(Task instructions) Look through the data for the string "that". Copy every line where it is found.

(Dataset excerpt)
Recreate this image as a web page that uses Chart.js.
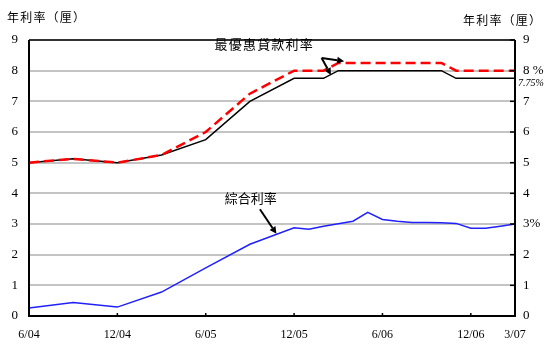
<!DOCTYPE html>
<html lang="zh-Hant">
<head>
    <meta charset="UTF-8">
    <title>利率走勢</title>
    <style>
        body { margin: 0; padding: 0; background: #fff; }
        #wrap { width: 553px; height: 351px; position: relative; }
    </style>
</head>
<body>
    <div id="wrap"><canvas id="chart"></canvas></div>

    <script src="https://cdn.jsdelivr.net/npm/chart.js"></script>
    <script>
        // monthly categories, 6/04 .. 3/07
        const months = [
            '6/04', '7/04', '8/04', '9/04', '10/04', '11/04', '12/04',
            '1/05', '2/05', '3/05', '4/05', '5/05', '6/05', '7/05', '8/05', '9/05', '10/05', '11/05', '12/05',
            '1/06', '2/06', '3/06', '4/06', '5/06', '6/06', '7/06', '8/06', '9/06', '10/06', '11/06', '12/06',
            '1/07', '2/07', '3/07'
        ];
        const shownLabels = ['6/04', '12/04', '6/05', '12/05', '6/06', '12/06', '3/07'];

        // null = no reading that month, line is drawn straight across
        const primeLow = [
            5.0, null, null, 5.125, null, null, 5.0,
            null, null, 5.25, null, null, 5.75, null, null, 7.0, null, null, 7.75,
            7.75, 7.75, 8.0, 8.0, 8.0, 8.0, 8.0, 8.0, 8.0, 8.0, 7.75, 7.75,
            7.75, 7.75, 7.75
        ];
        const primeHigh = [
            5.0, null, null, 5.125, null, null, 5.0,
            null, null, 5.25, null, null, 6.0, null, null, 7.25, null, null, 8.0,
            8.0, 8.0, 8.25, 8.25, 8.25, 8.25, 8.25, 8.25, 8.25, 8.25, 8.0, 8.0,
            8.0, 8.0, 8.0
        ];
        const composite = [
            0.26, null, null, 0.44, null, null, 0.29,
            null, null, 0.78, null, null, 1.57, null, null, 2.34, null, null, 2.88,
            2.83, 2.93, 3.01, 3.09, 3.38, 3.15, 3.09, 3.05, 3.05, 3.04, 3.02, 2.86,
            2.86, 2.93, 3.0
        ];
        const yTicks = [0, 1, 2, 3, 4, 5, 6, 7, 8, 9];

        const cjk = '"Noto Sans CJK TC", "Noto Sans CJK SC", sans-serif';
        const num = '"Liberation Serif", "DejaVu Serif", serif';

        function arrow(ctx, x1, y1, x2, y2) {
            const a = Math.atan2(y2 - y1, x2 - x1);
            const len = 7, w = 3.5;
            const bx = x2 - len * Math.cos(a), by = y2 - len * Math.sin(a);
            ctx.beginPath();
            ctx.moveTo(x1, y1);
            ctx.lineTo(bx, by);
            ctx.stroke();
            ctx.beginPath();
            ctx.moveTo(x2, y2);
            ctx.lineTo(bx + w * Math.sin(a), by - w * Math.cos(a));
            ctx.lineTo(bx - w * Math.sin(a), by + w * Math.cos(a));
            ctx.closePath();
            ctx.fill();
        }

        const frame = {
            id: 'frame',
            afterDatasetsDraw(chart) {
                const { ctx, chartArea: ca, scales } = chart;
                const x = scales.x, y = scales.y;
                const px = i => x.getPixelForValue(i);
                const py = v => y.getPixelForValue(v);
                ctx.save();

                // box
                ctx.strokeStyle = '#000';
                ctx.lineWidth = 1.5;
                ctx.beginPath();
                ctx.moveTo(ca.left, ca.top);
                ctx.lineTo(ca.right, ca.top);
                ctx.stroke();
                ctx.lineWidth = 2;
                ctx.beginPath();
                ctx.moveTo(ca.left, ca.top);
                ctx.lineTo(ca.left, ca.bottom);
                ctx.lineTo(ca.right, ca.bottom);
                ctx.lineTo(ca.right, ca.top);
                ctx.stroke();

                // inward ticks, right axis and bottom axis
                ctx.lineWidth = 1.5;
                yTicks.forEach(v => {
                    ctx.beginPath();
                    ctx.moveTo(ca.right - 5, py(v));
                    ctx.lineTo(ca.right, py(v));
                    ctx.stroke();
                });
                shownLabels.forEach(l => {
                    const xp = px(months.indexOf(l));
                    ctx.beginPath();
                    ctx.moveTo(xp, ca.bottom - 3);
                    ctx.lineTo(xp, ca.bottom);
                    ctx.stroke();
                });

                // axis titles
                ctx.fillStyle = '#000';
                ctx.font = '12px ' + cjk;
                ctx.textBaseline = 'middle';
                ctx.textAlign = 'left';
                ctx.letterSpacing = '1.2px';
                ctx.fillText('年利率（厘）', 7, 17);
                ctx.fillText('年利率（厘）', 463, 20);

                // extra right label
                ctx.letterSpacing = '0px';
                ctx.font = 'italic 10px ' + num;
                ctx.fillText('7.75%', 518, 83);

                // annotations
                ctx.font = '13px ' + cjk;
                ctx.letterSpacing = '1.2px';
                ctx.fillText('最優惠貸款利率', px(12.6), py(8.88));
                ctx.letterSpacing = '0px';
                ctx.fillText('綜合利率', px(13.3), py(3.85));

                ctx.lineWidth = 2;
                arrow(ctx, px(19.87), py(8.41), px(21.4), py(8.31));
                arrow(ctx, px(19.87), py(8.41), px(20.5), py(7.86));
                arrow(ctx, px(15.68), py(3.48), px(16.8), py(2.68));

                ctx.restore();
            }
        };

        new Chart(document.getElementById('chart'), {
            type: 'line',
            data: {
                labels: months,
                datasets: [
                    {
                        label: '最優惠貸款利率（上限）',
                        data: primeHigh,
                        borderColor: '#ff0000',
                        borderWidth: 2.5,
                        borderDash: [10, 5],
                        order: 0
                    },
                    {
                        label: '最優惠貸款利率（下限）',
                        data: primeLow,
                        borderColor: '#000000',
                        borderWidth: 1.5,
                        order: 1
                    },
                    {
                        label: '綜合利率',
                        data: composite,
                        borderColor: '#2020ff',
                        borderWidth: 1.5,
                        order: 2
                    }
                ]
            },
            options: {
                responsive: true,
                maintainAspectRatio: false,
                animation: false,
                spanGaps: true,
                elements: {
                    point: { radius: 0 },
                    line: { tension: 0, borderCapStyle: 'butt', borderJoinStyle: 'miter' }
                },
                layout: { padding: { top: 40, left: 0, right: 0, bottom: 0 } },
                plugins: {
                    legend: { display: false },
                    tooltip: { enabled: false }
                },
                scales: {
                    x: {
                        offset: false,
                        grid: { display: false },
                        border: { display: false },
                        ticks: {
                            autoSkip: false,
                            maxRotation: 0,
                            padding: 4,
                            color: '#000',
                            font: { family: num, size: 12 },
                            callback: function (v, i) {
                                const l = months[i];
                                return shownLabels.includes(l) ? l : '';
                            }
                        },
                        afterFit: s => { s.height = 35; }
                    },
                    y: {
                        min: 0,
                        max: 9,
                        grid: { color: '#c4c4c4', lineWidth: 2, drawTicks: false },
                        border: { display: false },
                        ticks: {
                            stepSize: 1,
                            padding: 11,
                            color: '#000',
                            font: { family: num, size: 13 }
                        },
                        afterFit: s => { s.width = 29; }
                    },
                    y2: {
                        position: 'right',
                        min: 0,
                        max: 9,
                        grid: { drawOnChartArea: false, drawTicks: false },
                        border: { display: false },
                        ticks: {
                            stepSize: 1,
                            padding: 8,
                            color: '#000',
                            font: { family: num, size: 13 },
                            callback: v => v === 8 ? '8 %' : v === 3 ? '3%' : v
                        },
                        afterFit: s => { s.width = 38; }
                    }
                }
            },
            plugins: [frame]
        });
    </script>
</body>
</html>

(Solution for this problem)
Recreate this image as a web page that uses Chart.js.
        // null = no reading that month, line is drawn straight across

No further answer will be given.